115                                HISTORY OF THE SEVENTY-EIGHTH REGIMENT O.V.V.I.


           The following is a true and life-like description of the battle at the city of Memphis, which will be of interest to every soldier, and especially to the Seventy-Eighth Ohio:

           Events in this quarter have crowded upon each other so rapidly during the past thirty-six hours, that sufficient time has hardly elapsed to record one before another followed upon its heels. Yesterday Fort Pillow was taken possession of by our forces and the river opened to within five miles of Memphis; to-day a great battle has been already fought and won, and the city occupied by national troops.

           Yes, Memphis, the commercial metropolis of Tennessee and a hotbed of the rebellion in the South-west - Memphis, the city of lying newspapers and fire-eating editors - Memphis, the rival of Richmond and Charleston in all that is dishonorable, treasonable and damnable, has fallen at last. With the dust of its streets clinging to my feet, and surrounded by an atmosphere tainted with disloyalty - with the magnificent spectacle still before my eyes, of its entire population huddled together in one dense mass upon bluffs, anxiously watching the progress of a desperate naval combat, upon which the fall of the city hung - with the crashing discharges of artillery, the rattle of small arms and the explosion of shells still ringing in my ears, I seat myself to write an account of the events of this morning, among the most important that have occurred since the war began.


           No one believed yesterday that any opposition would be made to our entry into Memphis, and when Flag-Officer Davis brought his vessels to anchor five miles above the city between eight and nine o'clock in the evening, the wonder was expressed that he did not advance and seize his prize at once. The gas-lights certainly gleamed triumphantly in the distance, as if beckoning him on, and two or three times during the night a rosy flash lit up the back-ground of the sky, giving rise to the fear that the town had been fired.

           No move was made, however, till about five o'clock this morning, when the Benton and Louisville weighed anchor and leisurely drifted down with the current to within a mile of the mouth of Wolf river, which it will be remembered empties into the Mississippi just above Memphis.

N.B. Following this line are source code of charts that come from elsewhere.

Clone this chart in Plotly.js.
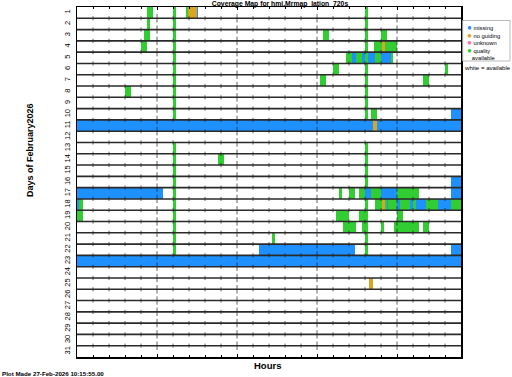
<!DOCTYPE html>
<html><head><meta charset="utf-8">
<script src="https://cdn.plot.ly/plotly-3.0.1.min.js"></script>
<style>html,body{margin:0;padding:0;background:#fff}#chart{width:512px;height:377px}</style>
</head><body><div id="chart"></div>
<script>
// ---- data (hours of day, per day of February 2026) ----
const dayLabels = ['1','2','3','4','5','6','7','8','9','10','11','12','13','14','15','16','17','18','19','20','21','22','23','24','25','26','27','28','29','30','31'];
const hourTicks = [0,1,2,3,4,5,6,7,8,9,10,11,12,13,14,15,16,17,18,19,20,21,22,23,24];

const qualityDay   = [1,1,1,1, 2,2,2, 3,3,3,3,3, 4,4,4,4,4, 5,5,5,5,5,5, 6,6,6,6, 7,7,7,7, 8,8,8, 9,9, 10,10,10, 13,13, 14,14,14, 15,15, 16,16, 17,17,17,17,17,17, 18,18,18,18,18,18,18,18,18,18, 19,19,19,19,19, 20,20,20,20,20,20, 21,21,21, 22,22];
const qualityStart = [4.40,6.02,6.79,18.0, 4.40,6.02,18.0, 4.19,6.02,15.40,18.0,19.0, 4.0,6.02,18.0,18.58,19.25, 6.02,16.79,17.44,18.0,18.6,19.6, 6.02,15.98,18.0,23.0, 6.02,15.19,18.0,21.6, 3.0,6.02,18.0, 6.02,18.0, 6.02,18.0,18.38, 6.02,18.0, 6.02,8.79,18.0, 6.02,18.0, 6.02,18.0, 6.02,16.4,17.0,17.62,18.4,19.98, 0.13,6.02,18.0,18.6,19.25,19.42,20.19,21.02,21.79,23.4, 0.0,6.02,16.19,17.62,19.98, 6.02,16.6,17.8,19.0,19.8,21.6, 6.02,12.2,18.0, 6.02,18.0];
const qualityEnd   = [4.77,6.19,6.92,18.19, 4.58,6.19,18.19, 4.58,6.19,15.77,18.19,19.38, 4.38,6.19,18.19,19.04,19.98, 6.19,17.17,17.79,18.19,19.0,19.75, 6.19,16.37,18.19,23.19, 6.19,15.58,18.19,22.0, 3.38,6.19,18.19, 6.19,18.19, 6.19,18.19,18.77, 6.19,18.19, 6.19,9.17,18.19, 6.19,18.19, 6.19,18.19, 6.19,16.58,17.37,18.0,19.0,21.37, 0.35,6.19,18.19,19.04,19.35,19.98,20.81,21.17,22.58,24.0, 0.35,6.19,17.0,18.19,20.4, 6.19,17.45,18.19,19.19,21.37,22.0, 6.19,12.4,18.19, 6.19,18.19];

const missingDay   = [1, 5,5,5,5, 10, 11,11, 16, 17,17,17,17, 18,18,18,18,18,18, 22,22, 23];
const missingStart = [7.48, 17.17,17.79,18.19,19.0, 23.4, 0.0,18.73, 23.4, 0.0,18.0,19.0,23.4, 0.0,19.35,19.98,20.81,21.17,22.58, 11.39,23.4, 0.0];
const missingEnd   = [7.58, 17.44,18.0,18.6,19.6, 24.0, 18.48,24.0, 24.0, 5.35,18.4,19.98,24.0, 0.13,19.42,20.19,21.02,21.79,23.4, 17.39,24.0, 24.0];

const noGuideDay   = [1, 4, 11, 18, 25];
const noGuideStart = [6.92, 19.04, 18.48, 19.04, 18.27];
const noGuideEnd   = [7.48, 19.25, 18.73, 19.25, 18.47];

const unknownDay = [], unknownStart = [], unknownEnd = [];

const legendNames = ['missing', 'no guiding', 'unknown', 'quality<br>   available'];
const COLORS = {missing:'#1E90FF', noGuide:'#DAA520', unknown:'#FF69B4', quality:'#32CD32'};
const legendColors = [COLORS.missing, COLORS.noGuide, COLORS.unknown, COLORS.quality];

function barTrace(name, d, s, e, color){
  return {type:'bar', orientation:'h', name:name, y:d, base:s,
    x:s.map((v,i)=>e[i]-v), width:d.map(()=>1),
    marker:{color:color, line:{width:0}}, hoverinfo:'skip', showlegend:false};
}

// row boundary lines + hour tick marks on each boundary
const bounds = dayLabels.slice(1).map((_,i)=>i+1.5);
const lx=[], ly=[];
bounds.forEach(b=>{lx.push(0,24,null); ly.push(b,b,null);});
const tx=[], ty=[], ts=[];
bounds.forEach(b=>{hourTicks.slice(1,-1).forEach(h=>{tx.push(h); ty.push(b); ts.push(h%5===0?6:3);});});

const traces = [
  barTrace('quality', qualityDay, qualityStart, qualityEnd, COLORS.quality),
  barTrace('unknown', unknownDay, unknownStart, unknownEnd, COLORS.unknown),
  barTrace('missing', missingDay, missingStart, missingEnd, COLORS.missing),
  barTrace('no guiding', noGuideDay, noGuideStart, noGuideEnd, COLORS.noGuide),
  {type:'scatter', mode:'lines', x:lx, y:ly, line:{color:'#2a2a2a', width:1.6}, hoverinfo:'skip', showlegend:false, connectgaps:false},
  {type:'scatter', mode:'markers', x:tx, y:ty, marker:{symbol:'line-ns', size:ts, line:{width:1, color:'#222'}}, hoverinfo:'skip', showlegend:false}
];

const F = 'Liberation Sans, Arial, sans-serif';
const legendText = legendNames.map((n,i)=>'<span style="color:'+legendColors[i]+';font-size:8px">●</span> '+n).join('<br>');
const annotations = [];
annotations.push({xref:'paper', yref:'paper', x:(465.5-77)/384, y:(357-22.5)/350, xanchor:'left', yanchor:'top', align:'left', showarrow:false, borderpad:0,
  text:legendText, font:{family:F, size:5.8, color:'#000'}});
annotations.push({xref:'paper', yref:'paper', x:(487-77)/384, y:(357-67.5)/350, xanchor:'center', yanchor:'middle', showarrow:false, text:'white = available', font:{family:F, size:6.1, color:'#000'}});
annotations.push({xref:'paper', yref:'paper', x:(30-77)/384, y:(357-150)/350, xanchor:'center', yanchor:'middle', textangle:-90, showarrow:false, text:'<b>Days of February2026</b>', font:{family:F, size:9, color:'#000'}});
annotations.push({xref:'paper', yref:'paper', x:(267.5-77)/384, y:(357-365)/350, xanchor:'center', yanchor:'middle', showarrow:false, text:'<b>Hours</b>', font:{family:F, size:9.5, color:'#000'}});
annotations.push({xref:'paper', yref:'paper', x:(0-77)/384, y:(357-374)/350, xanchor:'left', yanchor:'middle', showarrow:false, text:'<b>Plot Made 27-Feb-2026 10:15:55.00</b>', font:{family:F, size:6.2, color:'#000'}});

const layout = {
  width:512, height:377,
  margin:{l:77, r:51, t:7, b:20, pad:0},
  paper_bgcolor:'#fff', plot_bgcolor:'#fff',
  barmode:'overlay', bargap:0,
  showlegend:false,
  font:{family:F, color:'#000'},
  title:{text:'<b>Coverage Map for hmi.Mrmap_lation_720s</b>', x:280/512, xanchor:'center', y:1-3.5/377, yanchor:'middle', font:{family:F, size:6.8, color:'#000'}},
  xaxis:{range:[0,24], showticklabels:false, showgrid:false, zeroline:false, showline:true, linecolor:'#000', linewidth:1.5, mirror:'ticks',
    ticks:'inside', tick0:0, dtick:5, ticklen:3, tickcolor:'#000', tickwidth:1,
    minor:{ticks:'inside', dtick:1, ticklen:2, tickcolor:'#000', tickwidth:1, showgrid:false}},
  yaxis:{range:[31.5,0.5], tickmode:'array', tickvals:dayLabels.map((_,i)=>i+1), ticktext:dayLabels, tickangle:-90,
    tickfont:{family:F, size:7.5, color:'#000'}, ticks:'', showgrid:false, zeroline:false, showline:true, linecolor:'#000', linewidth:1.5, mirror:true, ticklabelstandoff:3},
  shapes:[{type:'rect', xref:'paper', yref:'paper', x0:(462.7-77)/384, x1:(510-77)/384, y0:(357-20.5)/350, y1:(357-61)/350, line:{color:'#bbb', width:1}, fillcolor:'rgba(0,0,0,0)'}],
  annotations:annotations
};
Plotly.newPlot('chart', traces, layout, {staticPlot:true, displayModeBar:false});
</script>
</body></html>
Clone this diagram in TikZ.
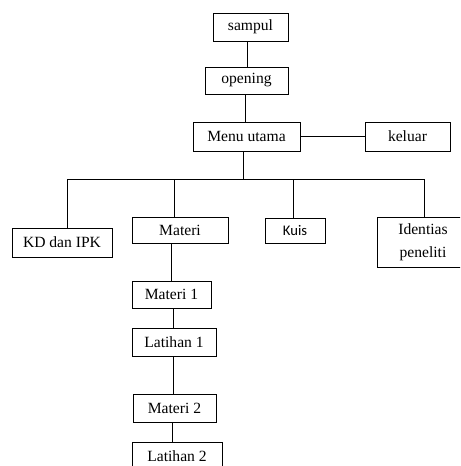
\documentclass[tikz,border=0pt]{standalone}
\usepackage{fontspec}
\setmainfont{Liberation Serif}
\newfontfamily\kuisfont{Carlito}
\usetikzlibrary{calc}

\tikzset{
  box/.style={draw, line width=0.6pt, inner sep=0pt, align=center,
    font=\fontsize{11.7}{13}\selectfont},
  wh/.style 2 args={minimum width=#1*0.75pt, minimum height=#2*0.75pt},
  link/.style={line width=0.6pt}
}

\begin{document}
\begin{tikzpicture}[x=0.75pt, y=-0.75pt]
    \useasboundingbox (0,0) rectangle (460,466);
    \clip (0,0) rectangle (460,466);
    \begin{scope}
      % top column
      \node[box, wh={75}{28}] (sampul) at (250.5, 27) {sampul};
      \node[box, wh={83}{27}] (opening) at (246.5, 80.5) {opening};
      \node[box, wh={107}{29}] (menu) at (246.5, 136.5) {Menu utama};
      \node[box, wh={85}{29}] (keluar) at (407.5, 136.5) {keluar};

      % menu items
      \node[box, wh={100}{29}] (kd) at (62, 242.5) {KD dan IPK};
      \node[box, wh={96}{26}] (materi) at (180, 230) {Materi};
      \node[box, wh={60}{25}, font=\kuisfont\fontsize{11}{12}\selectfont] (kuis) at (295, 230.5) {Kuis};
      \node[box, wh={92}{50}, font=\fontsize{11.7}{17.5}\selectfont] (ident) at (423, 242) {Identias\\peneliti};

      % materi chain
      \node[box, wh={79}{27}] (materi1) at (171.5, 294.5) {Materi 1};
      \node[box, wh={84}{28}] (latihan1) at (174, 342) {Latihan 1};
      \node[box, wh={83}{28}] (materi2) at (174.5, 408) {Materi 2};
      \node[box, wh={90}{28}] (latihan2) at (177, 456) {Latihan 2};

      \coordinate (bus) at (243, 179);

      \draw[link] ($(sampul.south)+(-3.5,0)$) -- ($(opening.north)+(0.5,0)$);
      \draw[link] ($(opening.south)+(-1.5,0)$) -- ($(menu.north)+(-1.5,0)$);
      \draw[link] (menu.east) -- (keluar.west);
      \draw[link] ($(menu.south)+(-3.5,0)$) -- (bus);

      \draw[link] ($(kd.north)+(5,0)$) |- (bus);
      \draw[link] ($(ident.north)+(1,0)$) |- (bus);
      \draw[link] ($(materi.north)+(-6,0)$) -- ($(materi.north |- bus)+(-6,0)$);
      \draw[link] ($(kuis.north)+(-2,0)$) -- ($(kuis.north |- bus)+(-2,0)$);

      \draw[link] (materi1.north) -- (materi1.north |- materi.south);
      \draw[link] ($(materi1.south)+(1.5,0)$) -- ($(latihan1.north)+(-1,0)$);
      \draw[link] ($(latihan1.south)+(-1,0)$) -- ($(materi2.north)+(-1.5,0)$);
      \draw[link] ($(materi2.south)+(-2.5,0)$) -- ($(latihan2.north)+(-5,0)$);
    \end{scope}
\end{tikzpicture}
\end{document}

Here the rebel fleet, composed of General Van Dorn, Jeff. Thompson, General Beauregard, General Bragg, General Lovell, General Price, Sumter and Little Rebel - eight vessels in all, under command of Captain Edward Montgomery - was discovered lying close to the Arkansas shore, directly in front of Memphis. Believing that men fight better on full than on empty stomachs, Flag-Officer Davis did not desire to bring on an engagement until the crews of his boats had taken their usual morning meal, and he therefore retired. This retrograde movement was construed by the enemy into an ignominious flight, and immediately the whole rebel fleet formed in line of battle and started in pursuit.

           Finding that the enemy were determined to have a fight immediately, the Flag-Officer, unwilling to check the enthusiasm of his men, who were not half so hungry for breakfast as for battle, signaled his three remaining boats, the St. Louis, Carondolet and Cairo, to join him at once. They promptly weighed anchor, and in a few minutes reached the vicinity of the Benton and Louisville. By this time the enemy were nearly opposite the mouth of Wolf river, and our boats were perhaps a mile and a half above, with heads up stream, and drifting down on the strong current toward the foe.